## Material provided:
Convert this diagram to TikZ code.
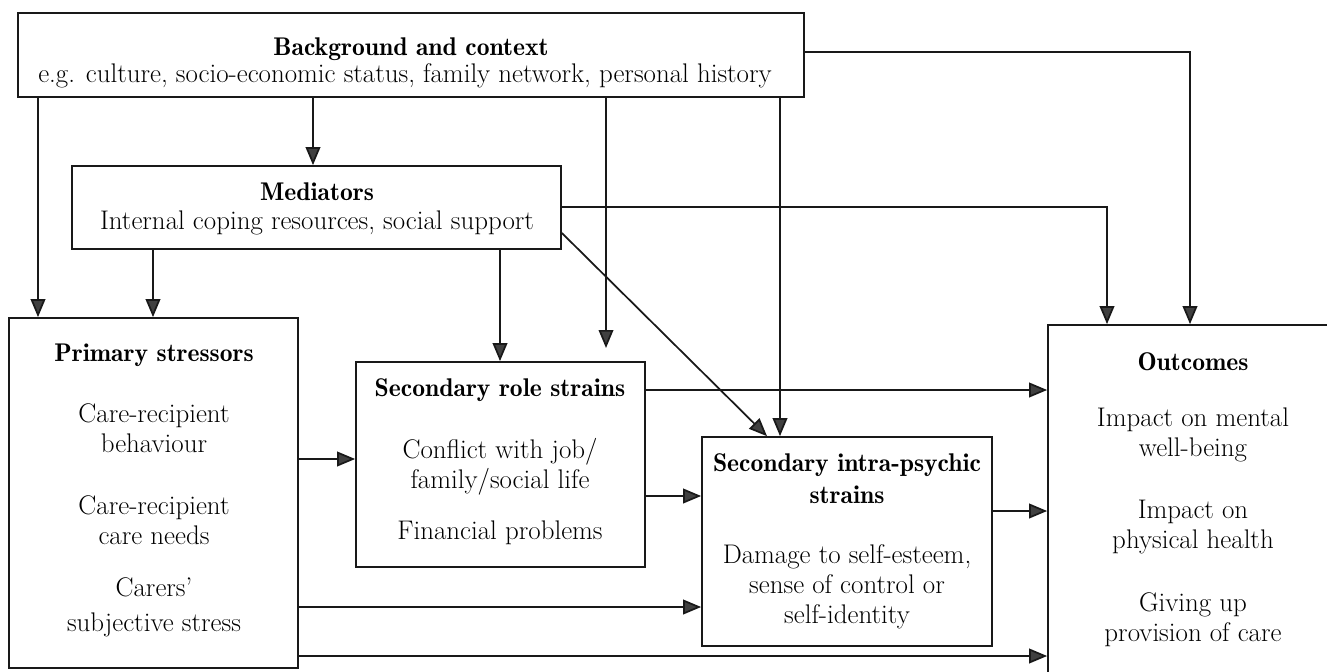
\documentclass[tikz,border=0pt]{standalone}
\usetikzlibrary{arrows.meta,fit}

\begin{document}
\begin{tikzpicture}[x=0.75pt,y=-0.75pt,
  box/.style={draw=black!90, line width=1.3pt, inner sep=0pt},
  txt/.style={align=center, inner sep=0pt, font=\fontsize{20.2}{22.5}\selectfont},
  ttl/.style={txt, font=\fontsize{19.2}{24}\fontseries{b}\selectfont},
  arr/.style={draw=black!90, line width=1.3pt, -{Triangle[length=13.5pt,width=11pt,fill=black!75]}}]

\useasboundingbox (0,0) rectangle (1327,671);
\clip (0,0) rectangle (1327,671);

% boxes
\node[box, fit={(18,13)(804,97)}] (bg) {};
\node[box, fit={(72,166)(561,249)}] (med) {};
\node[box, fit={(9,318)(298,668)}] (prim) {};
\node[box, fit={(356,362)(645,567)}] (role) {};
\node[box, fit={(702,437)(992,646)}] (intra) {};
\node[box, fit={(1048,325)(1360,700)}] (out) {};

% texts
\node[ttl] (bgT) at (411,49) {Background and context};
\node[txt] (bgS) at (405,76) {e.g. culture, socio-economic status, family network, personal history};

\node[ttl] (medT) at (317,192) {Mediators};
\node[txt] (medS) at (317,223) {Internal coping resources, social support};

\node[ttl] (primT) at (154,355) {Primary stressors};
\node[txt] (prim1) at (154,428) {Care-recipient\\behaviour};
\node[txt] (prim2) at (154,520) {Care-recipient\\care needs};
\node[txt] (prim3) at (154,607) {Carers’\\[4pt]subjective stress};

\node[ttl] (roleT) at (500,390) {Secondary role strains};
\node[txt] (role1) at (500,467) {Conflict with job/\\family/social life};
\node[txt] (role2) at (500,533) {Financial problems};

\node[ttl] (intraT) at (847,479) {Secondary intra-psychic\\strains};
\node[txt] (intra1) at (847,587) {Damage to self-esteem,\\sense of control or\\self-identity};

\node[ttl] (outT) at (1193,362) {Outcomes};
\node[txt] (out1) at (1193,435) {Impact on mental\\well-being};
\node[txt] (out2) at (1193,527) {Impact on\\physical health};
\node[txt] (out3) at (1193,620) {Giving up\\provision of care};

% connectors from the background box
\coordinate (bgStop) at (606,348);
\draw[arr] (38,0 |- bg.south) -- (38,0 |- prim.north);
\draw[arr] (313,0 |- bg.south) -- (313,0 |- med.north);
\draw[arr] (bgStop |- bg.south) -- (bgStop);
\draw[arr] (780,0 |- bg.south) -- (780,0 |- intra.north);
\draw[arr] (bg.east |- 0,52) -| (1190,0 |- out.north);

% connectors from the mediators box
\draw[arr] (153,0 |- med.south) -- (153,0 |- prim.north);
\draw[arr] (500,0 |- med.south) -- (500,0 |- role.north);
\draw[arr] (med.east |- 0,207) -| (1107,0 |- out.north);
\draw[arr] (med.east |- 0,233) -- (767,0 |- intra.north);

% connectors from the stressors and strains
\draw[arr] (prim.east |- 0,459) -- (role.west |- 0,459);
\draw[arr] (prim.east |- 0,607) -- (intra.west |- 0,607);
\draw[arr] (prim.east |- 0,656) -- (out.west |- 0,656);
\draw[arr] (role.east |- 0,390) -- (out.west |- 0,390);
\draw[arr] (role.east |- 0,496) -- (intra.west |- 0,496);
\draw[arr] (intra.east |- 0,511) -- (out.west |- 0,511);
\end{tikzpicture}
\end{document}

...

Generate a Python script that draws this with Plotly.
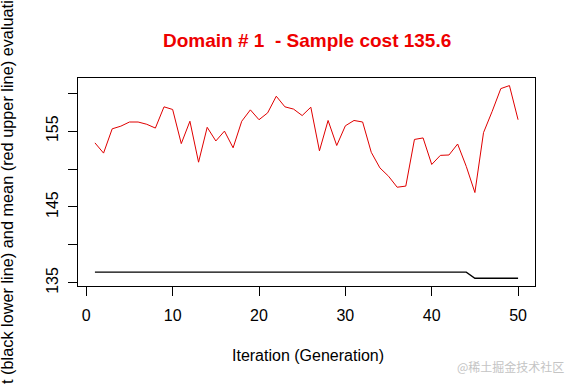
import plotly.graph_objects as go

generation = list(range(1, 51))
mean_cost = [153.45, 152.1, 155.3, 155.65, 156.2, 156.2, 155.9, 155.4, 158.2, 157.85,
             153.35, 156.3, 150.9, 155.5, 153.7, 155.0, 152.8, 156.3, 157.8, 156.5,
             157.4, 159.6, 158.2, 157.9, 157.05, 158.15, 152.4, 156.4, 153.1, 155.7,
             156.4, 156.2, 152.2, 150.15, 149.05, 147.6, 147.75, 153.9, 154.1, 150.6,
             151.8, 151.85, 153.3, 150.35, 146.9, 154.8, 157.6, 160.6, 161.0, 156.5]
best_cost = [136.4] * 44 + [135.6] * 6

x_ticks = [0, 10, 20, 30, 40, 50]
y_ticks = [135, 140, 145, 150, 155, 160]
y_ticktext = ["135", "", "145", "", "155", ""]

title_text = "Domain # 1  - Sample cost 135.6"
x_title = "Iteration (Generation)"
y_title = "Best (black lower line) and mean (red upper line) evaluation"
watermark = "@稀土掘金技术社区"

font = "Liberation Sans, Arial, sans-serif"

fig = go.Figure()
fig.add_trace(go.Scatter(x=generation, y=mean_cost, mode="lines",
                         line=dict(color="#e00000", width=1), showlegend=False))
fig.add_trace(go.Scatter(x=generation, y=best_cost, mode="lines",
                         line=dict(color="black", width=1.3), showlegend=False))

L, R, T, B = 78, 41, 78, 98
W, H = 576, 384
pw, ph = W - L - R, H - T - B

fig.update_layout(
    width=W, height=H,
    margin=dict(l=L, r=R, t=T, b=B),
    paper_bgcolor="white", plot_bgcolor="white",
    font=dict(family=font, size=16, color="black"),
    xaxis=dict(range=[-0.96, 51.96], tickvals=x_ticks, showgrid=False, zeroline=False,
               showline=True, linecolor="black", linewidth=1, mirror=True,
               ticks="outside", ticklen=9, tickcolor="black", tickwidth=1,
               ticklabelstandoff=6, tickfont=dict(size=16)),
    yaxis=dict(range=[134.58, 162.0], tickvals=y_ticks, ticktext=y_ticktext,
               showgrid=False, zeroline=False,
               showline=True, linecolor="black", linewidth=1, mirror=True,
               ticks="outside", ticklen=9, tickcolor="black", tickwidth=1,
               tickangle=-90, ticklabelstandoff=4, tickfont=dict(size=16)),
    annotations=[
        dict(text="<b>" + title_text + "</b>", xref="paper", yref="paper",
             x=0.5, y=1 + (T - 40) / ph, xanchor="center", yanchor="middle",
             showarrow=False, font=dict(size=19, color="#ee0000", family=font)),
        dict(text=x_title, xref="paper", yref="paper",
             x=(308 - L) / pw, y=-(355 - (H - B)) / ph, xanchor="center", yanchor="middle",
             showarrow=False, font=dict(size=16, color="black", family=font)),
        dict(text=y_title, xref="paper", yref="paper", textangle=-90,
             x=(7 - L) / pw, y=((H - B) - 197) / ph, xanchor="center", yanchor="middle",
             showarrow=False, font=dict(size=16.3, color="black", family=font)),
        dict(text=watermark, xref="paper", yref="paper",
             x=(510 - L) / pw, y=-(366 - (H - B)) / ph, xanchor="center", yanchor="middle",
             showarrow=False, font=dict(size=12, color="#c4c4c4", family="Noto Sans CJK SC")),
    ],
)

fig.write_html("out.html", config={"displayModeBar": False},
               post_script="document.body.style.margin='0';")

## Short exercise:
Everything from the line that contains "Generate a Python" down to the line that contains "pw, ph = W - L - R, H - T - B" should be written out exactly, end lines too, minus the pictures.

## Output below:
Generate a Python script that draws this with Plotly.
import plotly.graph_objects as go

generation = list(range(1, 51))
mean_cost = [153.45, 152.1, 155.3, 155.65, 156.2, 156.2, 155.9, 155.4, 158.2, 157.85,
             153.35, 156.3, 150.9, 155.5, 153.7, 155.0, 152.8, 156.3, 157.8, 156.5,
             157.4, 159.6, 158.2, 157.9, 157.05, 158.15, 152.4, 156.4, 153.1, 155.7,
             156.4, 156.2, 152.2, 150.15, 149.05, 147.6, 147.75, 153.9, 154.1, 150.6,
             151.8, 151.85, 153.3, 150.35, 146.9, 154.8, 157.6, 160.6, 161.0, 156.5]
best_cost = [136.4] * 44 + [135.6] * 6

x_ticks = [0, 10, 20, 30, 40, 50]
y_ticks = [135, 140, 145, 150, 155, 160]
y_ticktext = ["135", "", "145", "", "155", ""]

title_text = "Domain # 1  - Sample cost 135.6"
x_title = "Iteration (Generation)"
y_title = "Best (black lower line) and mean (red upper line) evaluation"
watermark = "@稀土掘金技术社区"

font = "Liberation Sans, Arial, sans-serif"

fig = go.Figure()
fig.add_trace(go.Scatter(x=generation, y=mean_cost, mode="lines",
                         line=dict(color="#e00000", width=1), showlegend=False))
fig.add_trace(go.Scatter(x=generation, y=best_cost, mode="lines",
                         line=dict(color="black", width=1.3), showlegend=False))

L, R, T, B = 78, 41, 78, 98
W, H = 576, 384
pw, ph = W - L - R, H - T - B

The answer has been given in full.